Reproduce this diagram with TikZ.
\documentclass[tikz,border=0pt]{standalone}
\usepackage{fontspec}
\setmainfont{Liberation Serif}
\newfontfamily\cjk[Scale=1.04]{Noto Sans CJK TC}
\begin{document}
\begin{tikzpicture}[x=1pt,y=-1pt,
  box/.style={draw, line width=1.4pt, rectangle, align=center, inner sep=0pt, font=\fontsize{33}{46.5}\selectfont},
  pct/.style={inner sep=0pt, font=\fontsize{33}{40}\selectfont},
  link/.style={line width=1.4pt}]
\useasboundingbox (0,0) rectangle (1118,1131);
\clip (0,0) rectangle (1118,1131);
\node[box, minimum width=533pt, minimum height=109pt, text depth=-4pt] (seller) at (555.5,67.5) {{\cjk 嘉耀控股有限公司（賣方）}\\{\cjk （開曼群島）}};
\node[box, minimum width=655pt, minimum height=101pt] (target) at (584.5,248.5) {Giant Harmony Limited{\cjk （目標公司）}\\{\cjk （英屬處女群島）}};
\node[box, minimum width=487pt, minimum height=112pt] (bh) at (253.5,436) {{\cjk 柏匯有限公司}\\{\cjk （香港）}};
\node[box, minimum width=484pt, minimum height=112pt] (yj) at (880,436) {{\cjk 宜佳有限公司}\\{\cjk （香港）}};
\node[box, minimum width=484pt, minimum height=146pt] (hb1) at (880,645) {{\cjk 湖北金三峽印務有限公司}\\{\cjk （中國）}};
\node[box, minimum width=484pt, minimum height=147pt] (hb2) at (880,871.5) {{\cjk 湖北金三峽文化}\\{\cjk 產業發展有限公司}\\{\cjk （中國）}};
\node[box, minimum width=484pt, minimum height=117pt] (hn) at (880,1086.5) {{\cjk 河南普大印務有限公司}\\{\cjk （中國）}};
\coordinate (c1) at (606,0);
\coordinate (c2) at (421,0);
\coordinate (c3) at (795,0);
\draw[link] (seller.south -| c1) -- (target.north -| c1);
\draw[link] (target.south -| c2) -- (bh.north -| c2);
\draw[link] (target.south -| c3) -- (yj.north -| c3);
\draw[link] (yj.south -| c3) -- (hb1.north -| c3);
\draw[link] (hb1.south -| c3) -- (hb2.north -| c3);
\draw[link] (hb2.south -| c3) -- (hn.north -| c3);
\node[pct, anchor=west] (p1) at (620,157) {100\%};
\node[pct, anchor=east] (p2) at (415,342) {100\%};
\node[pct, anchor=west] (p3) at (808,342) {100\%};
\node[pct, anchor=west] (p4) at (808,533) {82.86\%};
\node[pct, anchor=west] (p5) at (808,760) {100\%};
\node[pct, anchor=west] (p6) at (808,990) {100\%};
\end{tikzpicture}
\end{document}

• WHAT THE TASK REQUIRES: Print the whole listing exactly as it is.

• EXERCISE OUTPUT:
Reproduce this diagram with TikZ.
\documentclass[tikz,border=0pt]{standalone}
\usepackage{fontspec}
\setmainfont{Liberation Serif}
\newfontfamily\cjk[Scale=1.04]{Noto Sans CJK TC}
\begin{document}
\begin{tikzpicture}[x=1pt,y=-1pt,
  box/.style={draw, line width=1.4pt, rectangle, align=center, inner sep=0pt, font=\fontsize{33}{46.5}\selectfont},
  pct/.style={inner sep=0pt, font=\fontsize{33}{40}\selectfont},
  link/.style={line width=1.4pt}]
\useasboundingbox (0,0) rectangle (1118,1131);
\clip (0,0) rectangle (1118,1131);
\node[box, minimum width=533pt, minimum height=109pt, text depth=-4pt] (seller) at (555.5,67.5) {{\cjk 嘉耀控股有限公司（賣方）}\\{\cjk （開曼群島）}};
\node[box, minimum width=655pt, minimum height=101pt] (target) at (584.5,248.5) {Giant Harmony Limited{\cjk （目標公司）}\\{\cjk （英屬處女群島）}};
\node[box, minimum width=487pt, minimum height=112pt] (bh) at (253.5,436) {{\cjk 柏匯有限公司}\\{\cjk （香港）}};
\node[box, minimum width=484pt, minimum height=112pt] (yj) at (880,436) {{\cjk 宜佳有限公司}\\{\cjk （香港）}};
\node[box, minimum width=484pt, minimum height=146pt] (hb1) at (880,645) {{\cjk 湖北金三峽印務有限公司}\\{\cjk （中國）}};
\node[box, minimum width=484pt, minimum height=147pt] (hb2) at (880,871.5) {{\cjk 湖北金三峽文化}\\{\cjk 產業發展有限公司}\\{\cjk （中國）}};
\node[box, minimum width=484pt, minimum height=117pt] (hn) at (880,1086.5) {{\cjk 河南普大印務有限公司}\\{\cjk （中國）}};
\coordinate (c1) at (606,0);
\coordinate (c2) at (421,0);
\coordinate (c3) at (795,0);
\draw[link] (seller.south -| c1) -- (target.north -| c1);
\draw[link] (target.south -| c2) -- (bh.north -| c2);
\draw[link] (target.south -| c3) -- (yj.north -| c3);
\draw[link] (yj.south -| c3) -- (hb1.north -| c3);
\draw[link] (hb1.south -| c3) -- (hb2.north -| c3);
\draw[link] (hb2.south -| c3) -- (hn.north -| c3);
\node[pct, anchor=west] (p1) at (620,157) {100\%};
\node[pct, anchor=east] (p2) at (415,342) {100\%};
\node[pct, anchor=west] (p3) at (808,342) {100\%};
\node[pct, anchor=west] (p4) at (808,533) {82.86\%};
\node[pct, anchor=west] (p5) at (808,760) {100\%};
\node[pct, anchor=west] (p6) at (808,990) {100\%};
\end{tikzpicture}
\end{document}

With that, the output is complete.